§ **TASK TO CARRY OUT**
Write out only the span of lines that begins at the line with "Generate a Python" and ends at the line with "5.6, 1.3, 1.3]". Keep both end lines, word for word.

§ **Plotting code records**
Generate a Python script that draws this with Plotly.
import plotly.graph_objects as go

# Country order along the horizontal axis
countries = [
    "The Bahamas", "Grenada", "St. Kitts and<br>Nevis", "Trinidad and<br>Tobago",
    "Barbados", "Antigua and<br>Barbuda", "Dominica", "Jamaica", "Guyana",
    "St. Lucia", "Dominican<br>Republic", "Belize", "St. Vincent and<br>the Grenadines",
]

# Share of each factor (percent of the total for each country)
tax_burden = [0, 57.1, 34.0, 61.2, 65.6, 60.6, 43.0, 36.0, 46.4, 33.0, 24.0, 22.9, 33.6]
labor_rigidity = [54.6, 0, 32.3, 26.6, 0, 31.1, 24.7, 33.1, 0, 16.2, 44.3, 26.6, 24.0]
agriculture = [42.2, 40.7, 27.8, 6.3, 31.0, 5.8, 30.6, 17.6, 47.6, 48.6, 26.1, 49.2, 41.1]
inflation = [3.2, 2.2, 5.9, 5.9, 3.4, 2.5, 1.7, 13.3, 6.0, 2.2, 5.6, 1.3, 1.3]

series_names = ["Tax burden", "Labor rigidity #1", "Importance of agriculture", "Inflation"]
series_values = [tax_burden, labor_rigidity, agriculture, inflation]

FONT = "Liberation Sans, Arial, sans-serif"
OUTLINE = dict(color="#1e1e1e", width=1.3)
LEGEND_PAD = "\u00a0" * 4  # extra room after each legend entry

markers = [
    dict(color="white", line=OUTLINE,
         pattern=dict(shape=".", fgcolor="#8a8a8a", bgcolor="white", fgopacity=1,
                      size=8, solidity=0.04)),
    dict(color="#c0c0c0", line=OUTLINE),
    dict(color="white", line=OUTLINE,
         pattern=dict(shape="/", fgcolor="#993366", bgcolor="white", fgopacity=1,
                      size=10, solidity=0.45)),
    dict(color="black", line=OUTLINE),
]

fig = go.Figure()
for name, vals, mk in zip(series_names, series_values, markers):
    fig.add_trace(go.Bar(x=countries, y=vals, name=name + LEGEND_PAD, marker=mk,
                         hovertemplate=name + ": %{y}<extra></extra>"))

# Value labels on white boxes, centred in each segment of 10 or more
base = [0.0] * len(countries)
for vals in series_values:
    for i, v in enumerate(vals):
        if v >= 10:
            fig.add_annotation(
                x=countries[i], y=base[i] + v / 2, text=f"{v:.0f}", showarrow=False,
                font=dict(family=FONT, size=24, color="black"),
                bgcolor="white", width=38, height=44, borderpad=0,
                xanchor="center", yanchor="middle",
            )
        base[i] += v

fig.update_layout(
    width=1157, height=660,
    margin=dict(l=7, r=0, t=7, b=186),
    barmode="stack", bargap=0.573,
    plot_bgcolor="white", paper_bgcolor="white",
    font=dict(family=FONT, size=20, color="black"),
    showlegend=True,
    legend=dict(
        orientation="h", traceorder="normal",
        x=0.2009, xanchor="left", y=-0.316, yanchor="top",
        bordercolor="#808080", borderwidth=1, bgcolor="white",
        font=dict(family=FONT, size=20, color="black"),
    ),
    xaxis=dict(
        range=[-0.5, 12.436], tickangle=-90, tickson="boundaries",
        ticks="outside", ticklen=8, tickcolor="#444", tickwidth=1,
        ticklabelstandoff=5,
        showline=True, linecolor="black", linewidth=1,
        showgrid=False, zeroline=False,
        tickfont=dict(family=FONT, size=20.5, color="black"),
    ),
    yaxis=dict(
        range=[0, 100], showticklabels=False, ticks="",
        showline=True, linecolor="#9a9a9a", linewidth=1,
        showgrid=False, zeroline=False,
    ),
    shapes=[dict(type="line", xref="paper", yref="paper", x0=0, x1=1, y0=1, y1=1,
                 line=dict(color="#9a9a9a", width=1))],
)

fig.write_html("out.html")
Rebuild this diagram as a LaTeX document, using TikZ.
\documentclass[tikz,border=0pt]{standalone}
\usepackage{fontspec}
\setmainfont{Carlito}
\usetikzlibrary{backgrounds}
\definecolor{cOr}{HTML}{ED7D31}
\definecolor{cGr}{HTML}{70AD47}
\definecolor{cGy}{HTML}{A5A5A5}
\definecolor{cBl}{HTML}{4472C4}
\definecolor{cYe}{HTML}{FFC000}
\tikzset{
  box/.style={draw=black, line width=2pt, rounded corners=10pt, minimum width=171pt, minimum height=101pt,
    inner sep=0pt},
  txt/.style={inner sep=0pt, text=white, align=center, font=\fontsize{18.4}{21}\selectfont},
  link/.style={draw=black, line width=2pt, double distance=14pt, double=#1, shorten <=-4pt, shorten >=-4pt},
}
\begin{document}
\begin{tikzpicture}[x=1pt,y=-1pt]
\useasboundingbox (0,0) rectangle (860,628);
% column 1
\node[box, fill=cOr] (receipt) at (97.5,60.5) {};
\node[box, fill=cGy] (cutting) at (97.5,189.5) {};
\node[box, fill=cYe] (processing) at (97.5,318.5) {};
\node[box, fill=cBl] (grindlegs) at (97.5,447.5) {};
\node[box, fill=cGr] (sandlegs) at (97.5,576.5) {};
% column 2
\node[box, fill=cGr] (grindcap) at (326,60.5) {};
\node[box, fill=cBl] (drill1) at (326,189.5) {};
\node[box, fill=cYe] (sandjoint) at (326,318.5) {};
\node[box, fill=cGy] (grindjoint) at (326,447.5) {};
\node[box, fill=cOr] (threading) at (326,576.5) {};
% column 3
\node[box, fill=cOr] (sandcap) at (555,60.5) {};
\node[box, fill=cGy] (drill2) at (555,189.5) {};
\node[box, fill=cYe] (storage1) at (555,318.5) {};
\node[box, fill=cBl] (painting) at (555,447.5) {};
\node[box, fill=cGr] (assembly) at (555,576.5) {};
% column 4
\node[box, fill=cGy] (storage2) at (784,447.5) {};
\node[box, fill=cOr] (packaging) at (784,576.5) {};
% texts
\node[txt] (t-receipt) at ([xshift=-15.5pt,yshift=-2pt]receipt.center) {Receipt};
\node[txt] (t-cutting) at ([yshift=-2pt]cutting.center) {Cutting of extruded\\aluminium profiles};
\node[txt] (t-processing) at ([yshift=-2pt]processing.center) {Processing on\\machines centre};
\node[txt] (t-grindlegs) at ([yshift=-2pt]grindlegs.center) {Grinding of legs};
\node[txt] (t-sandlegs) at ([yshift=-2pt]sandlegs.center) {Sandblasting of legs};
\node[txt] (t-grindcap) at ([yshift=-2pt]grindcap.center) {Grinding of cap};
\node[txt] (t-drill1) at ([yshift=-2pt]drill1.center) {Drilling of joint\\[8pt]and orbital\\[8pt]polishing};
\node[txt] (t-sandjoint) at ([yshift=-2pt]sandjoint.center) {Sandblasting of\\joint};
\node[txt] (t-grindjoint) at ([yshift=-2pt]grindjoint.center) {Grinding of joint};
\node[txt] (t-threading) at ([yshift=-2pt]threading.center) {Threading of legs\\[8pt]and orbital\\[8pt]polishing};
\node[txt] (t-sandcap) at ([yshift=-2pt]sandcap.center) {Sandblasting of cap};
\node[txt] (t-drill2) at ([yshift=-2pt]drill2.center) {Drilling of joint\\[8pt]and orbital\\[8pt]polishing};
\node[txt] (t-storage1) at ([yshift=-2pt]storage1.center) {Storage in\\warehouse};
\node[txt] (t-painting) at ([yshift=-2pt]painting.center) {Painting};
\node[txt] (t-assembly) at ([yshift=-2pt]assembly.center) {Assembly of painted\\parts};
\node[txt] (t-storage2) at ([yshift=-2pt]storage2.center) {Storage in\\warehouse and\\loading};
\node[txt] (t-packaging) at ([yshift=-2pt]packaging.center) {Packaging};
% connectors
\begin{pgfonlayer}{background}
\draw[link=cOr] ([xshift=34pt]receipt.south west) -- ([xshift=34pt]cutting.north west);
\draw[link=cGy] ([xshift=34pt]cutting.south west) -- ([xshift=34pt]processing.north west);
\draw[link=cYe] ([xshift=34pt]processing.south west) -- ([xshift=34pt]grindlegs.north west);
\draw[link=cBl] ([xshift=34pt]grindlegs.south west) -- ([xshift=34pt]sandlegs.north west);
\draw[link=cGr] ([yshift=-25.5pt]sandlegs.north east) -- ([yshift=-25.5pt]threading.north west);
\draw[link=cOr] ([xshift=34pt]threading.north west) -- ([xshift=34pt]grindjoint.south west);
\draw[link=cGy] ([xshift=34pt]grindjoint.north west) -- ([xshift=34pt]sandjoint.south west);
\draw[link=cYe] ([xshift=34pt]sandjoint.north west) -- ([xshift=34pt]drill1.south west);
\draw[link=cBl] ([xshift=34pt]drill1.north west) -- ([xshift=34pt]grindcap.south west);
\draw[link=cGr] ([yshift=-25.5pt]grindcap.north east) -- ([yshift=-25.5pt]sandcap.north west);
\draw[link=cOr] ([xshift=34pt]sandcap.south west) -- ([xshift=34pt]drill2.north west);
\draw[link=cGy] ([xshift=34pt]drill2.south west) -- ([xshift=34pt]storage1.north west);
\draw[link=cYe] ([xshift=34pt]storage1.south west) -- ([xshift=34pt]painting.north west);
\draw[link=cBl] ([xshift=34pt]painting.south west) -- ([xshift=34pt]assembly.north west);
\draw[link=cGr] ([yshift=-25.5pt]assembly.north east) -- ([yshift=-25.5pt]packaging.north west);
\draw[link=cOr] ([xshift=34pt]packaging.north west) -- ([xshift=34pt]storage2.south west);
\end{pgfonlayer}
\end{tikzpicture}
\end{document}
==
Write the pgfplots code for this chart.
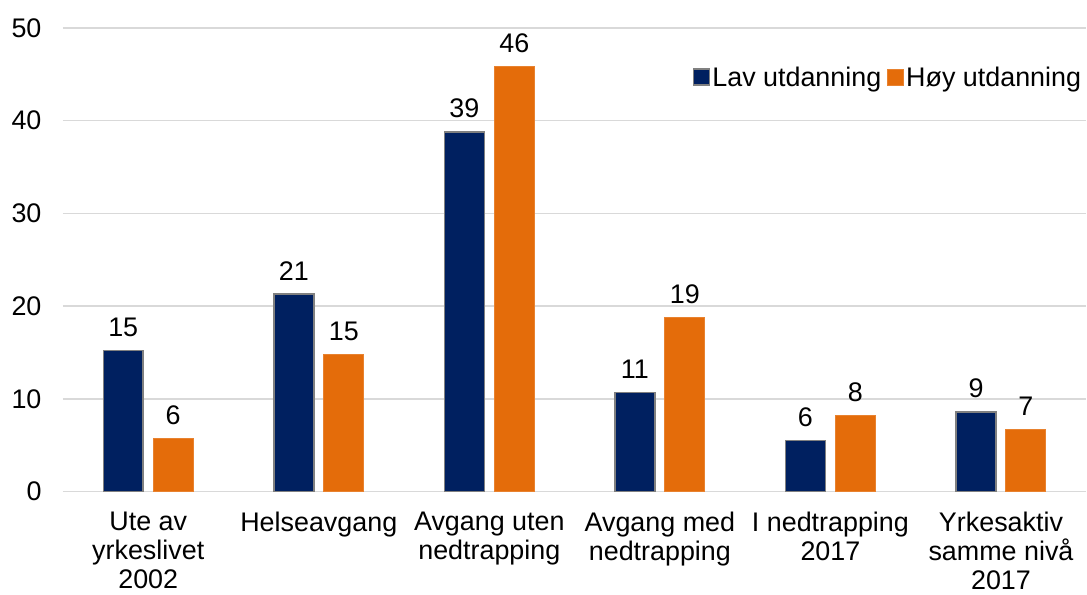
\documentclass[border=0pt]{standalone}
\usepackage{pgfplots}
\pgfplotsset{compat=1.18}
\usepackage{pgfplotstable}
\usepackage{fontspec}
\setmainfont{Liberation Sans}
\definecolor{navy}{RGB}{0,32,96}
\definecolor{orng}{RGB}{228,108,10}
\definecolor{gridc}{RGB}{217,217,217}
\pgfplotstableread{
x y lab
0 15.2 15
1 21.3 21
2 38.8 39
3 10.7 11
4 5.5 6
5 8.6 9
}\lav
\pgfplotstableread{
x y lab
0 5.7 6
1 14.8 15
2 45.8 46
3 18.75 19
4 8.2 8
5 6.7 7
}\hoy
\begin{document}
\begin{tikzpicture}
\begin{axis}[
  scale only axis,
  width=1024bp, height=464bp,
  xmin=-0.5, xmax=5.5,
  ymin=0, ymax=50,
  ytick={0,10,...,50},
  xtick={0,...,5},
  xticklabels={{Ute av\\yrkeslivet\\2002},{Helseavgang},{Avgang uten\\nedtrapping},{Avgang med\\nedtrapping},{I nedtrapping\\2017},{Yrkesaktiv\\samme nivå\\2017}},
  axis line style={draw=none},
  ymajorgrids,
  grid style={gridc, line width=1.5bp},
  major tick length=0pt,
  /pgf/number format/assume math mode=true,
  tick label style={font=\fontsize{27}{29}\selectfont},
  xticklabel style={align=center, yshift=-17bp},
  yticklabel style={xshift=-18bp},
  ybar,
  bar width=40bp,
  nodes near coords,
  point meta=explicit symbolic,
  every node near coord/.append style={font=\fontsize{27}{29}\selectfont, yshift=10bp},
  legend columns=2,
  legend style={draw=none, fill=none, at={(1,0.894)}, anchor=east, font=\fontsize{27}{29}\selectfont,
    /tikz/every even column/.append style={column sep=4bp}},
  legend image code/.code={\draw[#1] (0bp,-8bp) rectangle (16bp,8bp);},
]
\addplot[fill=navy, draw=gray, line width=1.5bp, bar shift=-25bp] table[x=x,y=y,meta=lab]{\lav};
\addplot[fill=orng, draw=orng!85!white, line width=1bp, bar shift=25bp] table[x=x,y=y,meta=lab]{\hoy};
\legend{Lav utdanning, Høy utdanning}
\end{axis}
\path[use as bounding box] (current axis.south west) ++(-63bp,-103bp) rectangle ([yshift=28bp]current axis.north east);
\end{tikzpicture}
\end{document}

§ **ANSWER TO THE TASK**
Generate a Python script that draws this with Plotly.
import plotly.graph_objects as go

# Country order along the horizontal axis
countries = [
    "The Bahamas", "Grenada", "St. Kitts and<br>Nevis", "Trinidad and<br>Tobago",
    "Barbados", "Antigua and<br>Barbuda", "Dominica", "Jamaica", "Guyana",
    "St. Lucia", "Dominican<br>Republic", "Belize", "St. Vincent and<br>the Grenadines",
]

# Share of each factor (percent of the total for each country)
tax_burden = [0, 57.1, 34.0, 61.2, 65.6, 60.6, 43.0, 36.0, 46.4, 33.0, 24.0, 22.9, 33.6]
labor_rigidity = [54.6, 0, 32.3, 26.6, 0, 31.1, 24.7, 33.1, 0, 16.2, 44.3, 26.6, 24.0]
agriculture = [42.2, 40.7, 27.8, 6.3, 31.0, 5.8, 30.6, 17.6, 47.6, 48.6, 26.1, 49.2, 41.1]
inflation = [3.2, 2.2, 5.9, 5.9, 3.4, 2.5, 1.7, 13.3, 6.0, 2.2, 5.6, 1.3, 1.3]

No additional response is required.